- _WRITTEN TASK_
Copy out the listing exactly.

- _Stored data entries_

---*---

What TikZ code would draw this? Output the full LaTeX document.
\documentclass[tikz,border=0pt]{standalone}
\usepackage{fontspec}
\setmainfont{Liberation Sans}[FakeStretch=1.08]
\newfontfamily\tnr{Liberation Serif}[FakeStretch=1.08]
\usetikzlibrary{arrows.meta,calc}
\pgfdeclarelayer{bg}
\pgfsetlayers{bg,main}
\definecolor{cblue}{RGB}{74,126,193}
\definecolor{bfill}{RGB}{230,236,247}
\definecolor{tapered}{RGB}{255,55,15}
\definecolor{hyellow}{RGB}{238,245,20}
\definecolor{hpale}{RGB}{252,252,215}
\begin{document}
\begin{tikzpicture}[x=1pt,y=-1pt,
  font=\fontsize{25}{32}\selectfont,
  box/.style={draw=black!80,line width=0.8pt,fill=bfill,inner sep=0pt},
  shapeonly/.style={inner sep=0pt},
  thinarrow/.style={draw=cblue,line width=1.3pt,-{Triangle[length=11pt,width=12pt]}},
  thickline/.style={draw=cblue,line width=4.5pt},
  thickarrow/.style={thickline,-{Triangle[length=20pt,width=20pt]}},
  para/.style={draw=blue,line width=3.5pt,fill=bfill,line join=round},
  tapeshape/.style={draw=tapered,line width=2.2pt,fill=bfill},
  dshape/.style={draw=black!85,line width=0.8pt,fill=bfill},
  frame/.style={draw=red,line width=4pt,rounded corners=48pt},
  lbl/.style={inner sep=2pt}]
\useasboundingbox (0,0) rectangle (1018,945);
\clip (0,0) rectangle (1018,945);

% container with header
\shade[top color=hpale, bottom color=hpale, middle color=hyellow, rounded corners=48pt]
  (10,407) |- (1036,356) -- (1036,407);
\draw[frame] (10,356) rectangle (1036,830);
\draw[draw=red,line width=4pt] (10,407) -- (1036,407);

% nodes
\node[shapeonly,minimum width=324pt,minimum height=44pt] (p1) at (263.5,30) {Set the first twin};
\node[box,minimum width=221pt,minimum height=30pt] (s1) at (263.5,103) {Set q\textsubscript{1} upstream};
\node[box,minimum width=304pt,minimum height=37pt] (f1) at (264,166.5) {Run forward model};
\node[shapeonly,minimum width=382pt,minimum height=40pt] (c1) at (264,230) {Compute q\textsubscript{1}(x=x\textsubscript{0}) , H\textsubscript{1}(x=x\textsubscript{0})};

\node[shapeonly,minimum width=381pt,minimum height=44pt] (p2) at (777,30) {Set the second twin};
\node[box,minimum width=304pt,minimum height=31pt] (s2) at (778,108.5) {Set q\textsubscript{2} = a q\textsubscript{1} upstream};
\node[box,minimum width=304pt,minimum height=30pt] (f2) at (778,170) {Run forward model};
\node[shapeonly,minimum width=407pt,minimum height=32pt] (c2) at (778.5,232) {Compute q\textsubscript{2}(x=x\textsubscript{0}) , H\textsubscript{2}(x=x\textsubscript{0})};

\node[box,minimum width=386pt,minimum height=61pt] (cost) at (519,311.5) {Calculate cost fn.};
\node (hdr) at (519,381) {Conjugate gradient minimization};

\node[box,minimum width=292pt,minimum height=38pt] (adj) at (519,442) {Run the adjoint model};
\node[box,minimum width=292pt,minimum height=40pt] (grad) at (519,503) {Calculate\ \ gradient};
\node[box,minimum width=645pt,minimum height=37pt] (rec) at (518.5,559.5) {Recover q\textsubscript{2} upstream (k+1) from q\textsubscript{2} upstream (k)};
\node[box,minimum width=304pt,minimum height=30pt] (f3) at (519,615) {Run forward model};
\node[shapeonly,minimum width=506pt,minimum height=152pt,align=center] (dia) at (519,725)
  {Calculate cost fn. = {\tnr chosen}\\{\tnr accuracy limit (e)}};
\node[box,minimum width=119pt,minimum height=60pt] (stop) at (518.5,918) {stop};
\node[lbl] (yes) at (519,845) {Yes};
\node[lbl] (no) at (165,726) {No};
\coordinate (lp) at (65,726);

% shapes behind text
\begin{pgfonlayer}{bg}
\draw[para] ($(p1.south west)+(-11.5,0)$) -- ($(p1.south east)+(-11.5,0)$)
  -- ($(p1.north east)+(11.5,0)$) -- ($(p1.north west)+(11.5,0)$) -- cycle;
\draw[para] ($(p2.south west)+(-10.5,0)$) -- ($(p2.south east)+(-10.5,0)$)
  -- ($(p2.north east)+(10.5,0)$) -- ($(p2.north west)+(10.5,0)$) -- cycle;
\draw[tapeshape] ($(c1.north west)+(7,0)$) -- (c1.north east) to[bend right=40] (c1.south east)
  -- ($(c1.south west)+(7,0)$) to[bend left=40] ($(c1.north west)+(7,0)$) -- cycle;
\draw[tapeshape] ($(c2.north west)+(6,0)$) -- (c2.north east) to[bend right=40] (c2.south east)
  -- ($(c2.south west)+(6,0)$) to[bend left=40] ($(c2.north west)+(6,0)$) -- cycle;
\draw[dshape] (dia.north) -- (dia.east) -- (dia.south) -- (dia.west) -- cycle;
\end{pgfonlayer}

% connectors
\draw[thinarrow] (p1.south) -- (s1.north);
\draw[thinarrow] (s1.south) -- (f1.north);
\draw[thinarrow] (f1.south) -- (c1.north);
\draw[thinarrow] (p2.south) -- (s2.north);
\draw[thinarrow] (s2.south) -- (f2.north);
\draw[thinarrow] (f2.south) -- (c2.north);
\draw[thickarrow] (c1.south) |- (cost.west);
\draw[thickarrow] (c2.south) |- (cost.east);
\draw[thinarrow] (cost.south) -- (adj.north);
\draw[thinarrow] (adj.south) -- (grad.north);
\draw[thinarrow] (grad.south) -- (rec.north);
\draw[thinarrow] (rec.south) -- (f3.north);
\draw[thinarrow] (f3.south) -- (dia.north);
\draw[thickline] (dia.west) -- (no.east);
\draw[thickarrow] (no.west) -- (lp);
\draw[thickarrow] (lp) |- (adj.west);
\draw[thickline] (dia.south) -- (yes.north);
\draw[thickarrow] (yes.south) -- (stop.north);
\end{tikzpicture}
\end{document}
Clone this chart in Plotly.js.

---*---

- _RESPONSE BELOW_
What TikZ code would draw this? Output the full LaTeX document.
\documentclass[tikz,border=0pt]{standalone}
\usepackage{fontspec}
\setmainfont{Liberation Sans}[FakeStretch=1.08]
\newfontfamily\tnr{Liberation Serif}[FakeStretch=1.08]
\usetikzlibrary{arrows.meta,calc}
\pgfdeclarelayer{bg}
\pgfsetlayers{bg,main}
\definecolor{cblue}{RGB}{74,126,193}
\definecolor{bfill}{RGB}{230,236,247}
\definecolor{tapered}{RGB}{255,55,15}
\definecolor{hyellow}{RGB}{238,245,20}
\definecolor{hpale}{RGB}{252,252,215}
\begin{document}
\begin{tikzpicture}[x=1pt,y=-1pt,
  font=\fontsize{25}{32}\selectfont,
  box/.style={draw=black!80,line width=0.8pt,fill=bfill,inner sep=0pt},
  shapeonly/.style={inner sep=0pt},
  thinarrow/.style={draw=cblue,line width=1.3pt,-{Triangle[length=11pt,width=12pt]}},
  thickline/.style={draw=cblue,line width=4.5pt},
  thickarrow/.style={thickline,-{Triangle[length=20pt,width=20pt]}},
  para/.style={draw=blue,line width=3.5pt,fill=bfill,line join=round},
  tapeshape/.style={draw=tapered,line width=2.2pt,fill=bfill},
  dshape/.style={draw=black!85,line width=0.8pt,fill=bfill},
  frame/.style={draw=red,line width=4pt,rounded corners=48pt},
  lbl/.style={inner sep=2pt}]
\useasboundingbox (0,0) rectangle (1018,945);
\clip (0,0) rectangle (1018,945);

% container with header
\shade[top color=hpale, bottom color=hpale, middle color=hyellow, rounded corners=48pt]
  (10,407) |- (1036,356) -- (1036,407);
\draw[frame] (10,356) rectangle (1036,830);
\draw[draw=red,line width=4pt] (10,407) -- (1036,407);

% nodes
\node[shapeonly,minimum width=324pt,minimum height=44pt] (p1) at (263.5,30) {Set the first twin};
\node[box,minimum width=221pt,minimum height=30pt] (s1) at (263.5,103) {Set q\textsubscript{1} upstream};
\node[box,minimum width=304pt,minimum height=37pt] (f1) at (264,166.5) {Run forward model};
\node[shapeonly,minimum width=382pt,minimum height=40pt] (c1) at (264,230) {Compute q\textsubscript{1}(x=x\textsubscript{0}) , H\textsubscript{1}(x=x\textsubscript{0})};

\node[shapeonly,minimum width=381pt,minimum height=44pt] (p2) at (777,30) {Set the second twin};
\node[box,minimum width=304pt,minimum height=31pt] (s2) at (778,108.5) {Set q\textsubscript{2} = a q\textsubscript{1} upstream};
\node[box,minimum width=304pt,minimum height=30pt] (f2) at (778,170) {Run forward model};
\node[shapeonly,minimum width=407pt,minimum height=32pt] (c2) at (778.5,232) {Compute q\textsubscript{2}(x=x\textsubscript{0}) , H\textsubscript{2}(x=x\textsubscript{0})};

\node[box,minimum width=386pt,minimum height=61pt] (cost) at (519,311.5) {Calculate cost fn.};
\node (hdr) at (519,381) {Conjugate gradient minimization};

\node[box,minimum width=292pt,minimum height=38pt] (adj) at (519,442) {Run the adjoint model};
\node[box,minimum width=292pt,minimum height=40pt] (grad) at (519,503) {Calculate\ \ gradient};
\node[box,minimum width=645pt,minimum height=37pt] (rec) at (518.5,559.5) {Recover q\textsubscript{2} upstream (k+1) from q\textsubscript{2} upstream (k)};
\node[box,minimum width=304pt,minimum height=30pt] (f3) at (519,615) {Run forward model};
\node[shapeonly,minimum width=506pt,minimum height=152pt,align=center] (dia) at (519,725)
  {Calculate cost fn. = {\tnr chosen}\\{\tnr accuracy limit (e)}};
\node[box,minimum width=119pt,minimum height=60pt] (stop) at (518.5,918) {stop};
\node[lbl] (yes) at (519,845) {Yes};
\node[lbl] (no) at (165,726) {No};
\coordinate (lp) at (65,726);

% shapes behind text
\begin{pgfonlayer}{bg}
\draw[para] ($(p1.south west)+(-11.5,0)$) -- ($(p1.south east)+(-11.5,0)$)
  -- ($(p1.north east)+(11.5,0)$) -- ($(p1.north west)+(11.5,0)$) -- cycle;
\draw[para] ($(p2.south west)+(-10.5,0)$) -- ($(p2.south east)+(-10.5,0)$)
  -- ($(p2.north east)+(10.5,0)$) -- ($(p2.north west)+(10.5,0)$) -- cycle;
\draw[tapeshape] ($(c1.north west)+(7,0)$) -- (c1.north east) to[bend right=40] (c1.south east)
  -- ($(c1.south west)+(7,0)$) to[bend left=40] ($(c1.north west)+(7,0)$) -- cycle;
\draw[tapeshape] ($(c2.north west)+(6,0)$) -- (c2.north east) to[bend right=40] (c2.south east)
  -- ($(c2.south west)+(6,0)$) to[bend left=40] ($(c2.north west)+(6,0)$) -- cycle;
\draw[dshape] (dia.north) -- (dia.east) -- (dia.south) -- (dia.west) -- cycle;
\end{pgfonlayer}

% connectors
\draw[thinarrow] (p1.south) -- (s1.north);
\draw[thinarrow] (s1.south) -- (f1.north);
\draw[thinarrow] (f1.south) -- (c1.north);
\draw[thinarrow] (p2.south) -- (s2.north);
\draw[thinarrow] (s2.south) -- (f2.north);
\draw[thinarrow] (f2.south) -- (c2.north);
\draw[thickarrow] (c1.south) |- (cost.west);
\draw[thickarrow] (c2.south) |- (cost.east);
\draw[thinarrow] (cost.south) -- (adj.north);
\draw[thinarrow] (adj.south) -- (grad.north);
\draw[thinarrow] (grad.south) -- (rec.north);
\draw[thinarrow] (rec.south) -- (f3.north);
\draw[thinarrow] (f3.south) -- (dia.north);
\draw[thickline] (dia.west) -- (no.east);
\draw[thickarrow] (no.west) -- (lp);
\draw[thickarrow] (lp) |- (adj.west);
\draw[thickline] (dia.south) -- (yes.north);
\draw[thickarrow] (yes.south) -- (stop.north);
\end{tikzpicture}
\end{document}
Clone this chart in Plotly.js.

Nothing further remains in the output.